Я привлек Марину к себе, твердо вознамерившись поцеловать.
– Сеньорита, мое бедное сердце...
И внезапно услышал:
– Брат Хуан, мне нужно поговорить с тобой!
Я чуть было не выпрыгнул из монашеской рясы. Это был Лизарди.
– Не сейчас! – рявкнул я.
Марина отстранилась от меня.
– Я должна идти, – поспешно сказала она и убежала, а я схватил Лизарди за горло, в гневе воскликнув:
– Ты, жалкий книжный червь, мне давно следовало придушить тебя! – Затем я отпихнул его и уже более спокойно поинтересовался: – Ну, что стряслось?
– Хуан, ты же убил дона Айалу!
– Да ничего подобного!
Откровенно говоря, уверенности в этом у меня не было. Я запихнул тонкую серебряную трубку прямехонько в его пенис, наказав таким образом этого негодяя за оскорбление Диего, Марины и моей матери. При этом он страшно вопил. Неужели и правда умер?
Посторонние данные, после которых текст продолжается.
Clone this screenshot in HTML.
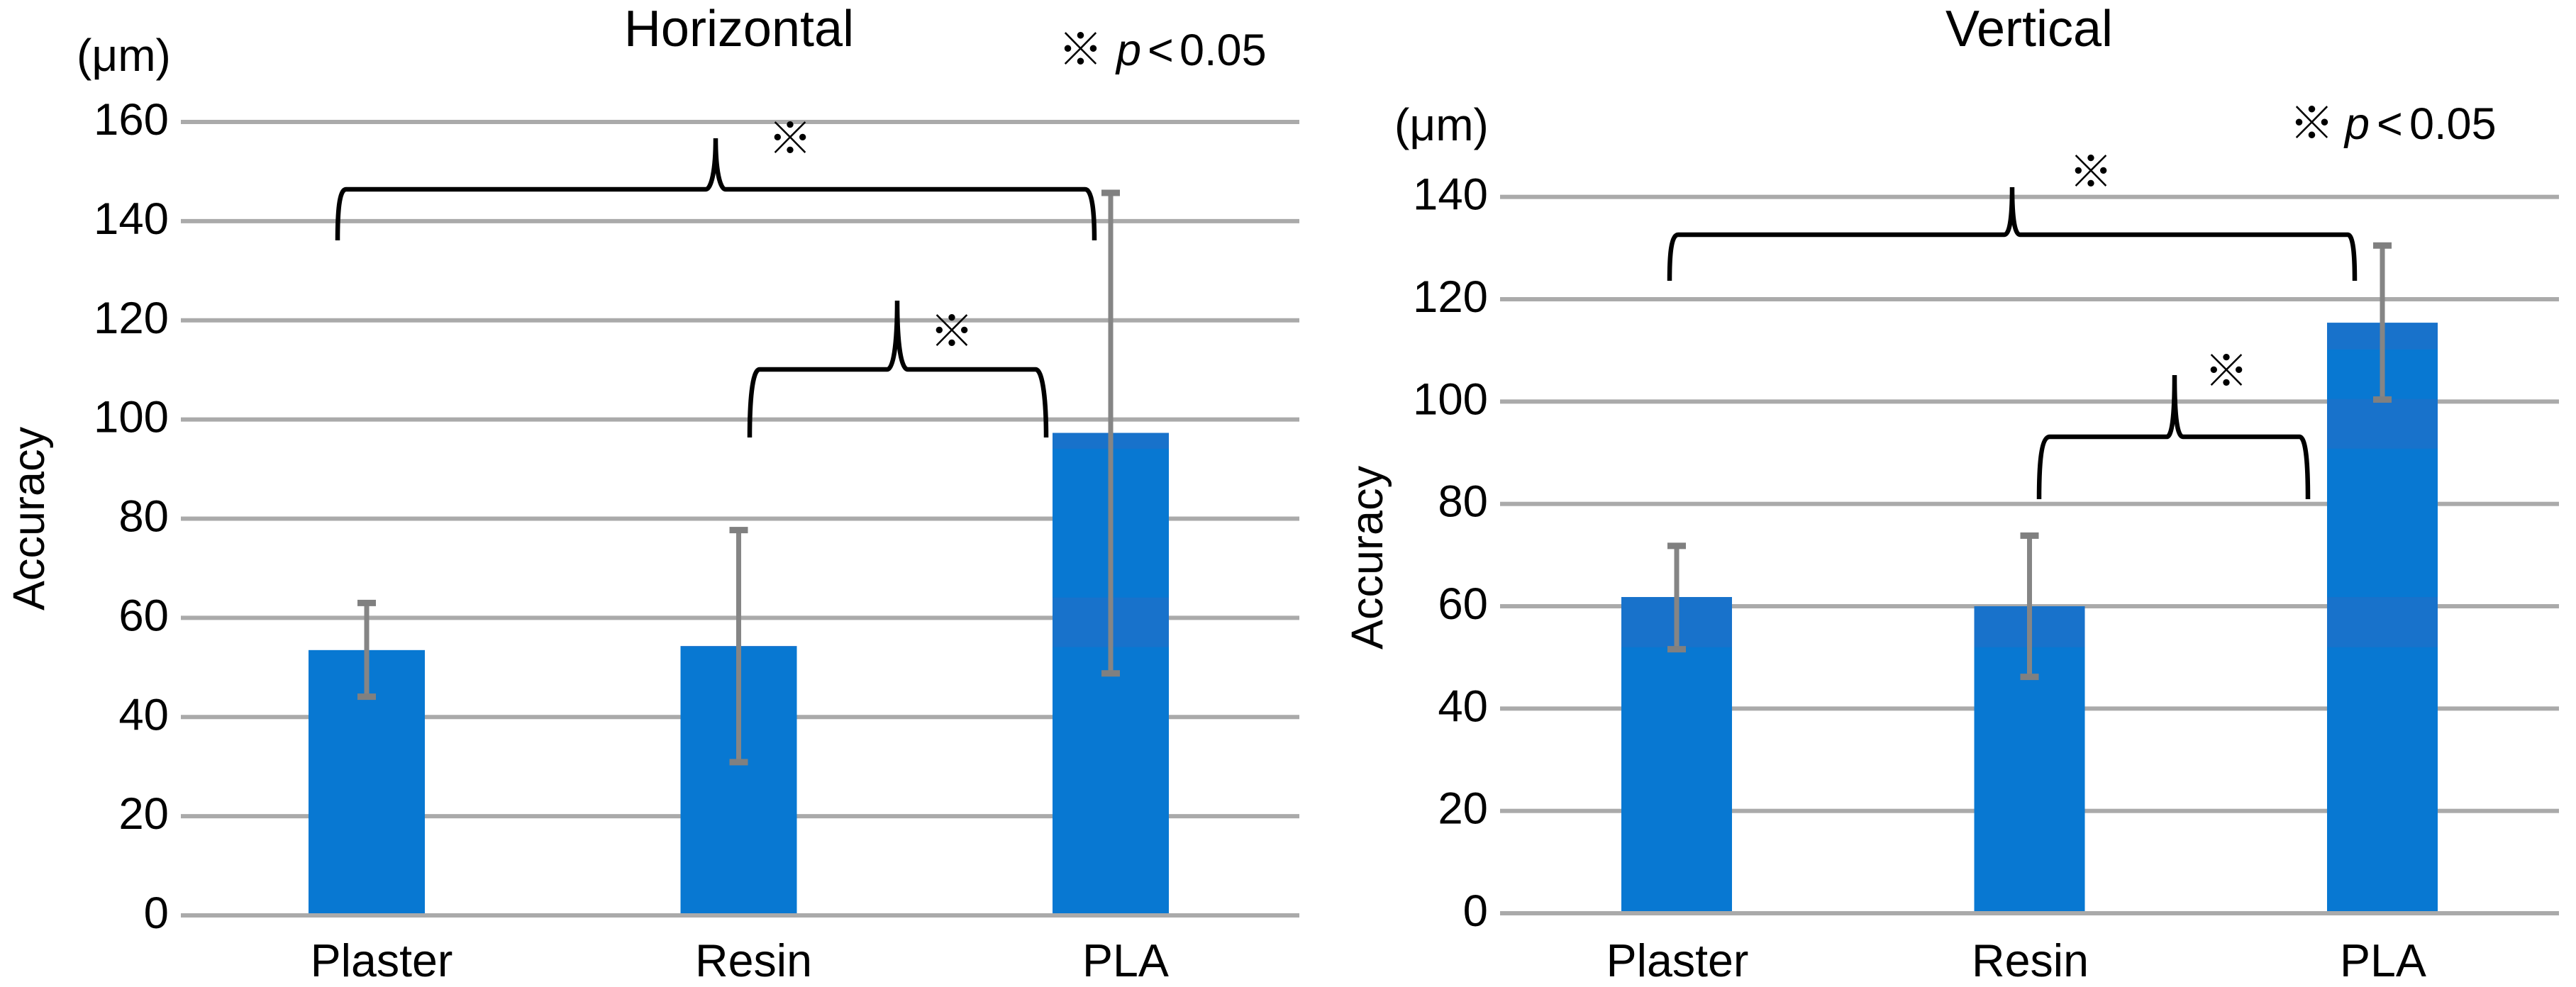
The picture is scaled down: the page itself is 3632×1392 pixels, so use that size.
<!DOCTYPE html>
<html lang="en">
<head>
<meta charset="utf-8">
<title>Accuracy: Horizontal and Vertical</title>
<style>
html,body{margin:0;padding:0;background:#fff;}
svg{display:block;}
text{font-family:"Liberation Sans","Noto Sans CJK JP",sans-serif;fill:#000;}
.brace{fill:none;stroke:#000;stroke-width:6.5;}
</style>
</head>
<body>
<svg id="figure" xmlns="http://www.w3.org/2000/svg" width="3632" height="1392" viewBox="0 0 3632 1392">
  <rect width="3632" height="1392" fill="#fff"/>
  <g id="chart-h"></g>
  <g id="chart-v"></g>

  <g>
    <path class="brace" d="M476,339 C476,300 478,267 488,267 L995,267 C1003,267 1009,240 1009,195 C1009,240 1015,267 1023,267 L1530,267 C1540,267 1543,300 1543,339"/>
    <path class="brace" d="M1057,617 C1057,570 1060,521 1071,521 L1251,521 C1259,521 1265,490 1265,424 C1265,490 1271,521 1280,521 L1460,521 C1471,521 1475,570 1475,617"/>
    <text x="1114" y="217" font-size="62" text-anchor="middle">※</text>
    <text x="1342" y="489" font-size="62" text-anchor="middle">※</text>
    <text x="1042" y="65" font-size="72" text-anchor="middle">Horizontal</text>
    <text x="108" y="100" font-size="64">(μm)</text>
    <text y="92" font-size="63"><tspan x="1492">※</tspan><tspan x="1574" font-style="italic">p</tspan><tspan x="1618">&lt;</tspan><tspan x="1663">0.05</tspan></text>
    <text transform="translate(62,861) rotate(-90)" font-size="63">Accuracy</text>
  </g>

  <g>
    <path class="brace" d="M2354,396 C2354,360 2356,331 2366,331 L2826,331 C2833,331 2837,310 2837,264 C2837,310 2841,331 2848,331 L3310,331 C3318,331 3320,360 3320,396"/>
    <path class="brace" d="M2875,704 C2875,660 2877,616 2890,616 L3055,616 C3062,616 3066,590 3066,529 C3066,590 3070,616 3078,616 L3242,616 C3252,616 3254,660 3254,704"/>
    <text x="2948" y="264" font-size="62" text-anchor="middle">※</text>
    <text x="3139" y="545" font-size="62" text-anchor="middle">※</text>
    <text x="2861" y="65" font-size="72" text-anchor="middle">Vertical</text>
    <text x="1966" y="198" font-size="64">(μm)</text>
    <text y="196" font-size="63"><tspan x="3228">※</tspan><tspan x="3306" font-style="italic">p</tspan><tspan x="3351">&lt;</tspan><tspan x="3397">0.05</tspan></text>
    <text transform="translate(1949,916) rotate(-90)" font-size="63">Accuracy</text>
  </g>
</svg>

<script>
const categories = ['Plaster', 'Resin', 'PLA'];

const horizontalTicks = [0, 20, 40, 60, 80, 100, 120, 140, 160];
const horizontalMeans = [53.5, 54.3, 97.3];
const horizontalErrorUpper = [63.0, 77.7, 145.7];
const horizontalErrorLower = [44.1, 30.9, 48.8];
const horizontalShadeBands = [[54.1, 64.1], [94.1, 103.0]];

const verticalTicks = [0, 20, 40, 60, 80, 100, 120, 140];
const verticalMeans = [61.8, 60.0, 115.4];
const verticalErrorUpper = [71.8, 73.8, 130.5];
const verticalErrorLower = [51.6, 46.2, 100.4];
const verticalShadeBands = [[52.0, 61.8], [90.8, 100.5], [110.2, 120.0]];

const SVG_NS = 'http://www.w3.org/2000/svg';

function node(tag, attrs, parent) {
  const el = document.createElementNS(SVG_NS, tag);
  Object.keys(attrs).forEach(function (k) { el.setAttribute(k, attrs[k]); });
  parent.appendChild(el);
  return el;
}

function drawChart(root, prefix, layout, ticks, means, upper, lower, bands) {
  const yScale = function (v) {
    return layout.yZero - (v / layout.yMax) * (layout.yZero - layout.yTop);
  };
  const xScale = function (i) {
    return layout.xFirst + i * layout.xStep;
  };

  ticks.forEach(function (t) {
    if (t === 0) return;
    const line = node('rect', { x: layout.gridLeft, y: yScale(t) - 3, width: layout.gridRight - layout.gridLeft, height: 6, fill: '#aaaaaa' }, root);
    
    
  });

  means.forEach(function (m, i) {
    const left = xScale(i) - layout.barWidth / 2;
    const bottom = yScale(0) - 3;
    const bar = node('rect', { x: left, y: yScale(m), width: layout.barWidth, height: bottom - yScale(m), fill: '#0878d2' }, root);
    
    

    bands.forEach(function (b, j) {
      const hi = Math.min(b[1], m);
      if (hi <= b[0]) return;
      const shade = node('rect', { x: left, y: yScale(hi), width: layout.barWidth, height: yScale(b[0]) - yScale(hi), fill: '#1872cb' }, root);
      
      
    });
  });

  const baseline = node('rect', { x: layout.gridLeft, y: yScale(0) - 3, width: layout.gridRight - layout.gridLeft, height: 6, fill: '#aaaaaa' }, root);
  
  

  means.forEach(function (m, i) {
    const cx = xScale(i);
    const stem = node('rect', { x: cx - 3.5, y: yScale(upper[i]), width: 7, height: yScale(lower[i]) - yScale(upper[i]), fill: '#858585' }, root);
    
    

    const capTop = node('rect', { x: cx - 13, y: yScale(upper[i]) - 4.5, width: 26, height: 9, fill: '#808080' }, root);
    
    

    const capBottom = node('rect', { x: cx - 13, y: yScale(lower[i]) - 4.5, width: 26, height: 9, fill: '#808080' }, root);
    
    

    const label = node('text', { x: cx + layout.labelOffset, y: 1377, 'font-size': 64.5, 'text-anchor': 'middle' }, root);
    
    
    label.textContent = categories[i];
  });

  ticks.forEach(function (t) {
    const tick = node('text', { x: layout.tickRight, y: yScale(t) + 18, 'font-size': 63.5, 'text-anchor': 'end' }, root);
    
    
    tick.textContent = String(t);
  });
}

drawChart(document.getElementById('chart-h'), 'horizontal',
  { yZero: 1291, yTop: 172, yMax: 160, xFirst: 517, xStep: 524.5, barWidth: 164, gridLeft: 255, gridRight: 1832, tickRight: 238, labelOffset: 21 },
  horizontalTicks, horizontalMeans, horizontalErrorUpper, horizontalErrorLower, horizontalShadeBands);

drawChart(document.getElementById('chart-v'), 'vertical',
  { yZero: 1288, yTop: 277.7, yMax: 140, xFirst: 2364, xStep: 497.5, barWidth: 156, gridLeft: 2115, gridRight: 3608, tickRight: 2098, labelOffset: 1 },
  verticalTicks, verticalMeans, verticalErrorUpper, verticalErrorLower, verticalShadeBands);
</script>
</body>
</html>
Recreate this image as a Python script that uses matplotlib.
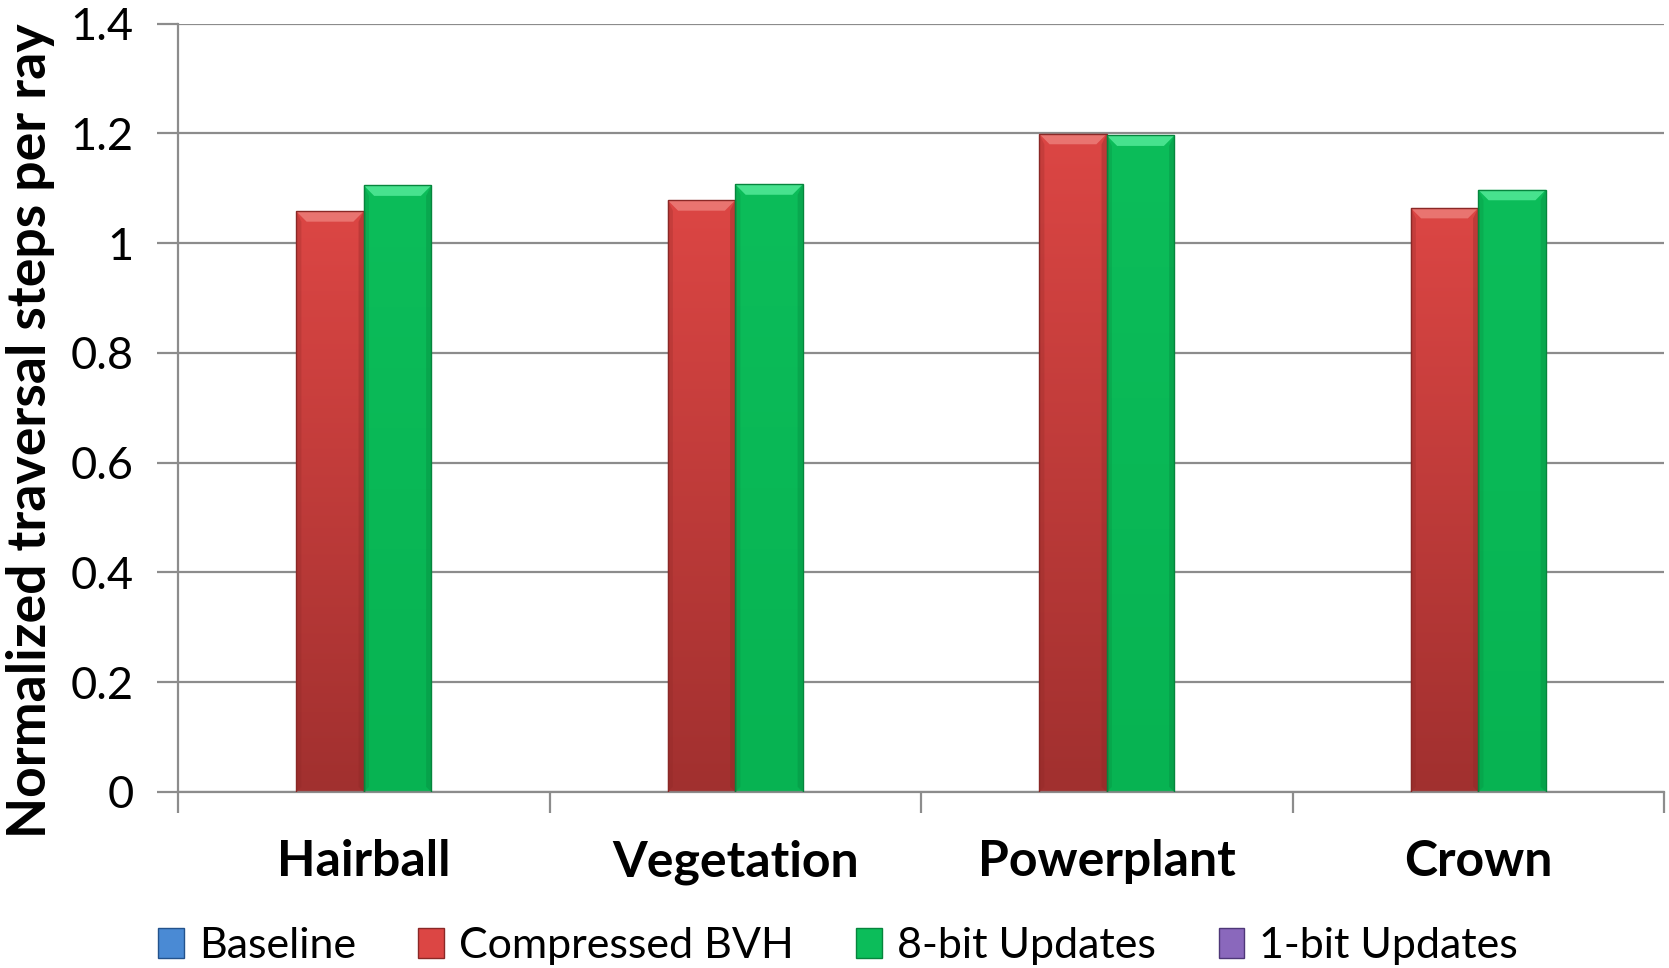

– А ты уверен, что владелец гасиенды мертв?
– Я заглянул в комнату дона Айалы и внимательно рассмотрел его при свете свечи. Он и впрямь лежал на кровати неподвижно, словно покойник. Не слышно было ни храпа, ни сопенья, ни стонов – вообще ничего.
– Но ведь ты сам говорил, – обратился я к Лизарди, – что та штуковина, которую я запихнул в него, служит для того, чтобы прочищать член...
– И ты, самоуверенный болван, решил, что сумеешь это сделать? Видимо, что-то пошло не так. Возможно, бедняга истек кровью или умер от страшной боли. В любом случае он лежит сейчас мертвый, а эта страшная трубка до сих пор торчит у него... оттуда.
Я почесал подбородок.
¡Аy de mí! Вечно ты попадаешь во всякие истории, amigo.
– Я? – изумился Лизарди. – Но ведь это ты во всем виноват!
– Ладно, не будем спорить. Лучше подумаем, как нам теперь быть. Если мы уедем сейчас, посреди ночи, наш отъезд вызовет подозрения. Мы не можем уехать, не разбудив конюхов и не поставив в известность падре. Давай смоемся рано утром, на рассвете. Скажем, что нам, дескать, нужно срочно отправляться в путь, и к тому времени, когда обнаружат, что дон Айала умер, мы будем уже далеко.
– А что, если это вдруг выяснится раньше?
– Ну, тоже ничего страшного. Разве это первый больной, которого доктора не сумели вылечить? Мы осмотрим тело и скажем, что у бедняги остановилось сердце. Печально, конечно, но на все воля Господня. Когда приедет его вдова, мы будем стоять на коленях рядом с телом и молиться, открывая душе усопшего путь на Небеса.
– Да ты сумасшедший. И как это меня угораздило с тобой связаться? И не смей впутывать меня в свои грязные делишки...
Я схватил Лизарди за шиворот, вытащил кинжал и сунул ему между ног.
– А теперь слушай меня внимательно, amigo. Если только вздумаешь донести на меня властям, твои глазенки выклюют грифы.